▶ [Goal]:
Set down exactly the lines of the listing below, please, beginning with the first and ending with the line that holds "const boundaries = categories.map((c)".
= = =
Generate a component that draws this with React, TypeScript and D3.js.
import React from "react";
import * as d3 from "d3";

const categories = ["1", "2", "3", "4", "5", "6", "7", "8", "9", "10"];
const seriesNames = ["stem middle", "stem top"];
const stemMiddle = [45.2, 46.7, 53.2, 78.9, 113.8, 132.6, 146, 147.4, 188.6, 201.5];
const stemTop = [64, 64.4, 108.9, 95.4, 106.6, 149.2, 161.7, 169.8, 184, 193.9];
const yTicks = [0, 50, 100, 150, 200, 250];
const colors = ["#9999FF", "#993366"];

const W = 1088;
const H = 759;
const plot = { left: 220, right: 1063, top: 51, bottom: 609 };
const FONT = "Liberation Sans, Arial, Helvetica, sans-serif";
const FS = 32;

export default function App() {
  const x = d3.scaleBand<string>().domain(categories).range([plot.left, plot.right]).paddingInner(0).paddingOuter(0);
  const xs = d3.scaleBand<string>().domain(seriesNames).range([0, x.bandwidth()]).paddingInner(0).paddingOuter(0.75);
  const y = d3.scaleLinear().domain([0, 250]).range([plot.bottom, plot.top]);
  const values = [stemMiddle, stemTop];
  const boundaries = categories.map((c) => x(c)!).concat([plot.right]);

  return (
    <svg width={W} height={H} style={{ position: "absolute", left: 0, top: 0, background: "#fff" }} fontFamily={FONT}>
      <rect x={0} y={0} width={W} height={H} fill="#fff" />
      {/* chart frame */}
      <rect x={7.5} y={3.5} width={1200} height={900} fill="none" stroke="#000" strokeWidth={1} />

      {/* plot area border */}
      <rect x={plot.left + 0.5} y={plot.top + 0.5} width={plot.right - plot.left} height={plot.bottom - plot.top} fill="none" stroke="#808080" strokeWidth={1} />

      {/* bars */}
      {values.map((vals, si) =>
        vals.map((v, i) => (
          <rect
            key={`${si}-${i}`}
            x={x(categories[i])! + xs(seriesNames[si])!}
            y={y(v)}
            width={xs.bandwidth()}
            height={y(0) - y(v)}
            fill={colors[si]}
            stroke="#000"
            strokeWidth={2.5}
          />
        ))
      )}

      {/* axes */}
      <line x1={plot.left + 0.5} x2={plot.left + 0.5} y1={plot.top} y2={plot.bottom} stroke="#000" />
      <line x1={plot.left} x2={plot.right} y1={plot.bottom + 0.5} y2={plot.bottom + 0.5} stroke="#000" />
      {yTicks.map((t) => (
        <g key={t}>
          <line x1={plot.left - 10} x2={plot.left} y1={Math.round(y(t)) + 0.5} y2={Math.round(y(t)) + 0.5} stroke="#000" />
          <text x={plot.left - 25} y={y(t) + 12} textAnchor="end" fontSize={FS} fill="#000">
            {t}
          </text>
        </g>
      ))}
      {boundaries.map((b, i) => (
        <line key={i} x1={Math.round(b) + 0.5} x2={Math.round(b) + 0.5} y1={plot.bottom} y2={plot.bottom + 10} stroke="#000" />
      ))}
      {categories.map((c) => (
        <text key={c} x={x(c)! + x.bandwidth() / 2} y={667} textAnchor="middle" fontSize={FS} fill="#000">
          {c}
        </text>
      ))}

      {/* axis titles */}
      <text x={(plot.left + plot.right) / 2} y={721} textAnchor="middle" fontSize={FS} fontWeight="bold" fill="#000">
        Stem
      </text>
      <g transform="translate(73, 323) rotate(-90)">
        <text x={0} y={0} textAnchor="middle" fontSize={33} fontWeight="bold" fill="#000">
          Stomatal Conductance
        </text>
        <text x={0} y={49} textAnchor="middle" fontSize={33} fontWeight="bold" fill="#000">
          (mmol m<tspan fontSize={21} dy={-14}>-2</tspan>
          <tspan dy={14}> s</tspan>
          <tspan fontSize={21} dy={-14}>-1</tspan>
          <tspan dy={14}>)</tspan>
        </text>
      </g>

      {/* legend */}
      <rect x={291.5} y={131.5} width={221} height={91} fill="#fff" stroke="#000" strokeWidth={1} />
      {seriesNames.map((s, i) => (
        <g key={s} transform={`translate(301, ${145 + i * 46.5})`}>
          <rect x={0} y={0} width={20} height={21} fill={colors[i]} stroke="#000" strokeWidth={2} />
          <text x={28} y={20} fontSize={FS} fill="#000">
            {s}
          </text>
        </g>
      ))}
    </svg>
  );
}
= = =
▶ [Exercise solution]:
Generate a component that draws this with React, TypeScript and D3.js.
import React from "react";
import * as d3 from "d3";

const categories = ["1", "2", "3", "4", "5", "6", "7", "8", "9", "10"];
const seriesNames = ["stem middle", "stem top"];
const stemMiddle = [45.2, 46.7, 53.2, 78.9, 113.8, 132.6, 146, 147.4, 188.6, 201.5];
const stemTop = [64, 64.4, 108.9, 95.4, 106.6, 149.2, 161.7, 169.8, 184, 193.9];
const yTicks = [0, 50, 100, 150, 200, 250];
const colors = ["#9999FF", "#993366"];

const W = 1088;
const H = 759;
const plot = { left: 220, right: 1063, top: 51, bottom: 609 };
const FONT = "Liberation Sans, Arial, Helvetica, sans-serif";
const FS = 32;

export default function App() {
  const x = d3.scaleBand<string>().domain(categories).range([plot.left, plot.right]).paddingInner(0).paddingOuter(0);
  const xs = d3.scaleBand<string>().domain(seriesNames).range([0, x.bandwidth()]).paddingInner(0).paddingOuter(0.75);
  const y = d3.scaleLinear().domain([0, 250]).range([plot.bottom, plot.top]);
  const values = [stemMiddle, stemTop];
  const boundaries = categories.map((c) => x(c)!).concat([plot.right]);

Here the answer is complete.